Gulen movement declared a terrorist group
On June 1, 2016, President Erdogan officially designated the Gulen movement a terrorist group and said he would pursue its members whom he accused of trying to topple the government.
Gülen, described by Pape Escobar as a CIA asset, has long been accused by leading Justice and Development Party (AKP) lawmakers, President Erdoğan and his inner circle of forming and heading a terrorist organization to topple the Turkish government through insiders in the police and other state institutions.
Critics point to a video that emerged in 1999 in which Gülen seemed to suggest that his followers should infiltrate mainstream institutions. “You must move within the arteries of the system, without anyone noticing your existence, until you reach all the power centres … You must wait until such time as you have got all the state power, until you have brought to your side all the power of the constitutional institution in Turkey.”
According to the Diplomat, in May 2015, Tajikistan had become the latest Central Asian country to close schools linked to the Gülen movement. In fact, Tajikistan’s decision to close the schools reflected a wider trend in the region. The Turkish Daily Sabah reported in mid-May 2015 that Kosovo, the Democratic Republic of the Congo, Kazakhstan, Somalia, and Japan have all begun procedures to close Gülen-linked schools. In July 2014, Azerbaijan closed Gülen schools on fears of a parallel government. Uzbekistan shut down its Gülen schools in 1999. In Russian Chechnya and Dagestan regions Gulen-backed schools were once banned by President Putin. The Gulen website says that the schools are back in operation.
A Turkish court in December 2014 issued an arrest warrant for Gülen. Turkish government has asked for his repatriation.
Massive purge launched
While the July 14 (Friday) abortive coup in Turkey highlighted the fragile nature of democracy in that country, the aftermath will have long-term consequences as President Tayyip Erdogan has vowed to cleanse the Turkish state of dissidents. On Saturday (July 15) morning he declared the attempted coup against his government a failure and a “gift from God.”

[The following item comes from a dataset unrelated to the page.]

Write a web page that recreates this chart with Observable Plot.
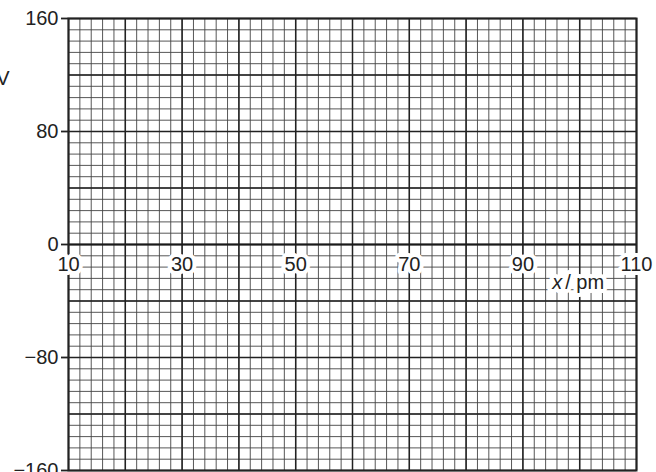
<!DOCTYPE html>
<html>
<head>
<meta charset="utf-8">
<script src="https://cdn.jsdelivr.net/npm/d3@7"></script>
<script src="https://cdn.jsdelivr.net/npm/@observablehq/plot@0.6"></script>
<style>
  html, body { margin: 0; padding: 0; background: #fff; }
  #chart { width: 656px; height: 472px; overflow: hidden; }
</style>
</head>
<body>
<div id="chart"></div>
<script>
// Axis extents and tick labels
const xDomain = [10, 110];
const yDomain = [-160, 160];
const xTickLabels = [10, 30, 50, 70, 90, 110];
const yTickLabels = [160, 80, 0, -80, -160];
const xMinorStep = 2, xMajorStep = 10;
const yMinorStep = 8, yMajorStep = 40;
const xAxisLabel = "x";
const xAxisUnit = "/ pm";
const yAxisLabel = "V";

const xMinor = d3.range(xDomain[0], xDomain[1] + 0.001, xMinorStep);
const xMajor = d3.range(xDomain[0], xDomain[1] + 0.001, xMajorStep);
const yMinor = d3.range(yDomain[0], yDomain[1] + 0.001, yMinorStep);
const yMajor = d3.range(yDomain[0], yDomain[1] + 0.001, yMajorStep);

const fmt = d => d < 0 ? "\u2212" + Math.abs(d) : String(d);
const font = "'Liberation Sans', Arial, Helvetica, sans-serif";
const fs = 20;

const chart = Plot.plot({
  width: 656,
  height: 472,
  marginLeft: 68,
  marginRight: 20,
  marginTop: 18,
  marginBottom: 2,
  style: { fontFamily: font, fontSize: fs + "px", background: "#fff", color: "#222" },
  x: { domain: xDomain, axis: null },
  y: { domain: yDomain, axis: null },
  marks: [
    Plot.ruleX(xMinor, { stroke: "#444", strokeWidth: 0.9 }),
    Plot.ruleY(yMinor, { stroke: "#444", strokeWidth: 0.9 }),
    Plot.ruleX(xMajor, { stroke: "#222", strokeWidth: 1.5 }),
    Plot.ruleY(yMajor, { stroke: "#222", strokeWidth: 1.5 }),
    Plot.ruleY([0], { stroke: "#1a1a1a", strokeWidth: 2.2 }),
    Plot.frame({ stroke: "#222", strokeWidth: 2 }),
    Plot.axisY(yTickLabels, {
      tickSize: 7, tickPadding: 3, tickFormat: fmt, fontSize: fs,
      stroke: "#222", strokeWidth: 1.8, fill: "#222", label: null
    }),
    Plot.text(xTickLabels, {
      x: d => d, y: () => 0, text: fmt, dy: 20,
      fontSize: fs, fill: "#222", stroke: "white", strokeWidth: 8,
      strokeLinejoin: "round", paintOrder: "stroke"
    }),
    Plot.text([xAxisLabel], {
      x: () => 100, y: () => 0, text: d => d, dx: -17.5, dy: 38,
      textAnchor: "end", fontStyle: "italic", fontSize: fs, fill: "#222",
      stroke: "white", strokeWidth: 8, strokeLinejoin: "round", paintOrder: "stroke"
    }),
    Plot.text([xAxisUnit], {
      x: () => 100, y: () => 0, text: d => d, dx: -14.5, dy: 38,
      textAnchor: "start", fontSize: fs, fill: "#222",
      stroke: "white", strokeWidth: 8, strokeLinejoin: "round", paintOrder: "stroke"
    }),
    Plot.text([yAxisLabel], {
      frameAnchor: "top-left", text: d => d, dx: -59, dy: 52,
      textAnchor: "end", fontSize: fs, fill: "#222"
    })
  ]
});
document.getElementById("chart").appendChild(chart);
</script>
</body>
</html>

So far, thousands of soldiers, including 112 generals and admirals, have been suspended or arrested in what obviously is a purge of the armed forces. One of the captured generals was Erdal Öztürk, the commander of Turkey’s third army, who could now face the death penalty after Erdoğan’s allies called for a change to the constitution to allow the execution of plotters.
In addition, an astonishing number of police personnel, estimated at nearly 9,000, with more than 2,700 judges were fired from their posts.
According to Foreign Policy Magazine, more than 50,000 people have been rounded up and either arrested or suspended from their jobs as the Turkish government continues its purge of the country after last week’s failed coup attempt. The country-wide purge has been expanded to include journalists and academics who the government claims are disloyal to Erdogan. That includes almost 17,000 teachers, educators, and university deans.
Erdogan had it coming
The danger of the military striking back has not gone away as Erdogan consolidates his power.
Robert Fisk of Independent writes:
“Recep Tayyip Erdogan had it coming. The Turkish army was never going to remain compliant while the man who would recreate the Ottoman Empire turned his neighbours into enemies and his country into a mockery of itself. But it would be a grave mistake to assume two things: that the putting down of a military coup is a momentary matter after which the Turkish army will remain obedient to its sultan; and to regard at least 161 deaths and more than 2,839 detained in isolation from the collapse of the nation-states of the Middle East.
“For the weekend’s events in Istanbul and Ankara are intimately related to the breakdown of frontiers and state-belief – the assumption that Middle East nations have permanent institutions and borders – that has inflicted such wounds across Iraq, Syria, Egypt and other countries in the Arab world. Instability is now as contagious as corruption in the region, especially among its potentates and dictators, a class of autocrat of which Erdogan has been a member ever since he changed the constitution for his own benefit and restarted his wicked conflict with the Kurds.
“Sir Mark Sykes and François Georges-Picot began the Ottoman Empire’s dismemberment – with help from Arthur Balfour — but it continues to this day. In this grim historical framework must we view the coup-that-wasn’t in Ankara. Stand by for another one in the months or years to come.”
Erdogan consolidates power
For almost a century, since the birth of modern Turkey, the military had remained the guardian of the country’s secular tradition. The military’s political role has been enshrined in the constitution that legitimised its frequent intervention in the country’s politics. It had successfully staged three coups in the last century and had executed elected leaders. The Islamists were barred from politics for not being in line with the country’s founding vision.
But the situation changed dramatically over the past decade with the coming to power of the Justice and Development Party (AKP), a socially conservative party with an agenda for economic development led by Recep Tayyip Erdogan, in 2002. The party has won four elections since then. Its popularity went up each time it pulled out the country out of political instability and perpetual economic crisis. Turkey became one of the fastest-growing economies. The country has earned a coveted place among the top 20 global economies.
This remarkable economic turnaround of Turkey strengthened the civilian authority and consequently undermined the power and influence of the military. Erdogan, who earlier served two terms as prime minister and was recently elected as the country’s president, had opened up cases against retired top military officers for plotting a coup against elected governments, many of whom are serving jail sentences. He had further consolidated his power by purging the military.
Egypt blocks U.N. call
Interestingly, the United Nations Security Council failed on Saturday to condemn the violence and unrest in Turkey after Egypt objected to a statement that called on all parties to “respect the democratically elected government of Turkey,” diplomats were quoted by Reuters. The U.S.-drafted statement, also expressed grave concern over the situation in Turkey, urged the parties to show restraint, avoid any violence or bloodshed, and called for an urgent end to the crisis and return to rule of law.
Statements by the 15-member Security Council have to be agreed by consensus.
Diplomats said Egypt asked for a call for all parties to “respect the democratically elected government of Turkey” to be removed from the draft statement, saying the council is “in no position to qualify, or label that government – or any other government for that matter – as democratically elected or not.”